My family, like most, is compromised of a bunch of quirky folks.
You know what I mean. Like my mom who cabbage patches at least twice a day and tells me on a fairly regular basis how sexy she thinks Tom Selleck is (insert dry heave here).
Or, my brother, who can do a spot-on impression of anyone and everyone and will randomly bust out a movie quote at will. It's amazing the kinds of things you can get away with saying in public when you say it like Bubbles from Trailer Park Boys.
My Grams, she can take any song on the radio (ANY song) and choreograph a line dance to it. And, even though she's allergic to nuts, she will drive out of her way to the only supermarket in the area with dark chocolate Reese's (ok, maybe she does that for me more than her).
My dad, well, he's a curiosity. I'm actually a lot more like him than I care to admit. We both have raging tempers and money-wise, we're tighter than bark to a tree. We don't like things that are disorganized, late or in any way, shape or form not how we want them to be.
We also toy with weird, transient obsessions from time-to-time. For me, you're reading mine. I'm obsessed with cooking, baking, crafting and all things Martha Stewart defines as 'good things'.
My dad's got two new obsessions in his life. Gardening and grapefruit.
He's turned our old horse pasture into a giant garden. Things are already starting to sprout. He's even convinced his friends to do the same and they are all having a garden competition to see who's got the greener thumb.
Grapefruit has been a thing of his for years, but it's out of control now.

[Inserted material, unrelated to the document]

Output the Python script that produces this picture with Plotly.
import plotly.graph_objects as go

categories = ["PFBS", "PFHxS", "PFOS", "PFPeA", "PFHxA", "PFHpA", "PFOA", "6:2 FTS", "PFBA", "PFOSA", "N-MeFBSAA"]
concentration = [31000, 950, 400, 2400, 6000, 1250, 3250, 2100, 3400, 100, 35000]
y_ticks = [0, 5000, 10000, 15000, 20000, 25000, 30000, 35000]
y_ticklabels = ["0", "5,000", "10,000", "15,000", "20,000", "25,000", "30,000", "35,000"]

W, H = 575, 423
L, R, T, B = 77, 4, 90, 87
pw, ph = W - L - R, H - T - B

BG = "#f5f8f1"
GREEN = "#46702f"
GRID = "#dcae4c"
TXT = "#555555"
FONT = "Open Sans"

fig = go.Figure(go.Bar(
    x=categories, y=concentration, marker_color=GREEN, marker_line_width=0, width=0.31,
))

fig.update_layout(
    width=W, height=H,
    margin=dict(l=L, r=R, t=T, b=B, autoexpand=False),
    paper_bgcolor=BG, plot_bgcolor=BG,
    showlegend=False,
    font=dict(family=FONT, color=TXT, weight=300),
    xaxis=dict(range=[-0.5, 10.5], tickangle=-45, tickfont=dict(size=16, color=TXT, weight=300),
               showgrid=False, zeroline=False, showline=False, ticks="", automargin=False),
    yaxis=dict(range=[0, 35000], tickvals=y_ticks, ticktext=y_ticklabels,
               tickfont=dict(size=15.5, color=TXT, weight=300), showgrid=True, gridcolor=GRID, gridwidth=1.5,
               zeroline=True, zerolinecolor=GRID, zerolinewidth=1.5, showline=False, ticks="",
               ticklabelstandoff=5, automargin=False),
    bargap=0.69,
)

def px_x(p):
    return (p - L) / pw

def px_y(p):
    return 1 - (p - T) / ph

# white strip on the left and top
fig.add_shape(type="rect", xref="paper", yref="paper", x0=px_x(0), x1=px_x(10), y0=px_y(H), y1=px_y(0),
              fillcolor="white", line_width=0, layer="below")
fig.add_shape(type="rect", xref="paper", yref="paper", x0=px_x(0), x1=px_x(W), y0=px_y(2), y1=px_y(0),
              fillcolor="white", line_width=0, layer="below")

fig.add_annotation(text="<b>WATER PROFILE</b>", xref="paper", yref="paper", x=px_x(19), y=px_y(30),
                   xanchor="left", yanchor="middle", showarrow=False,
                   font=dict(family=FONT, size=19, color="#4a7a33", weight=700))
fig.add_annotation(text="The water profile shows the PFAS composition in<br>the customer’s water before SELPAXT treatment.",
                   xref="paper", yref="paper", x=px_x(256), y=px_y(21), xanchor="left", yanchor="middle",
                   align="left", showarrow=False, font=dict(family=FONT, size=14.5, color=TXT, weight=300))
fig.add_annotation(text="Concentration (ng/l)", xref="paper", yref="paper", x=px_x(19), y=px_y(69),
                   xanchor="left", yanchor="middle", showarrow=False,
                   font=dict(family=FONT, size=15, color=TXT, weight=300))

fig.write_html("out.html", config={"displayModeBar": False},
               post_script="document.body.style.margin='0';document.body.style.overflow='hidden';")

In fact, the only reason I was able to attempt Pompelmocello early this year (highly recommended success, by the way) was because there was a crate of grapefruits sitting at my parents' house.
I took a couple more to try this recipe out. It came out really good. So good, in fact, that I gave my dad a jar to try a couple days ago and it's already almost gone!
Grapefruit Marmalade
3 grapefruits
3 cups water
3 1/2 cups sugar
1 tbsp lemon juice
Peel the outermost layer of the peel away from the grapefruit, careful not to use any pith.
Place the peel in the water in a large pot. Cut the fruit out of the middle portion avoiding any of the white pith or the dividing membranes.
Add the sugar and bring the water to a boil. Boil for one minute, then reduce the heat to simmer. Continue for about an hour. Remove from heat and stir in the lemon juice. Let cool.
Pour into sterilized jars, following proper canning instructions.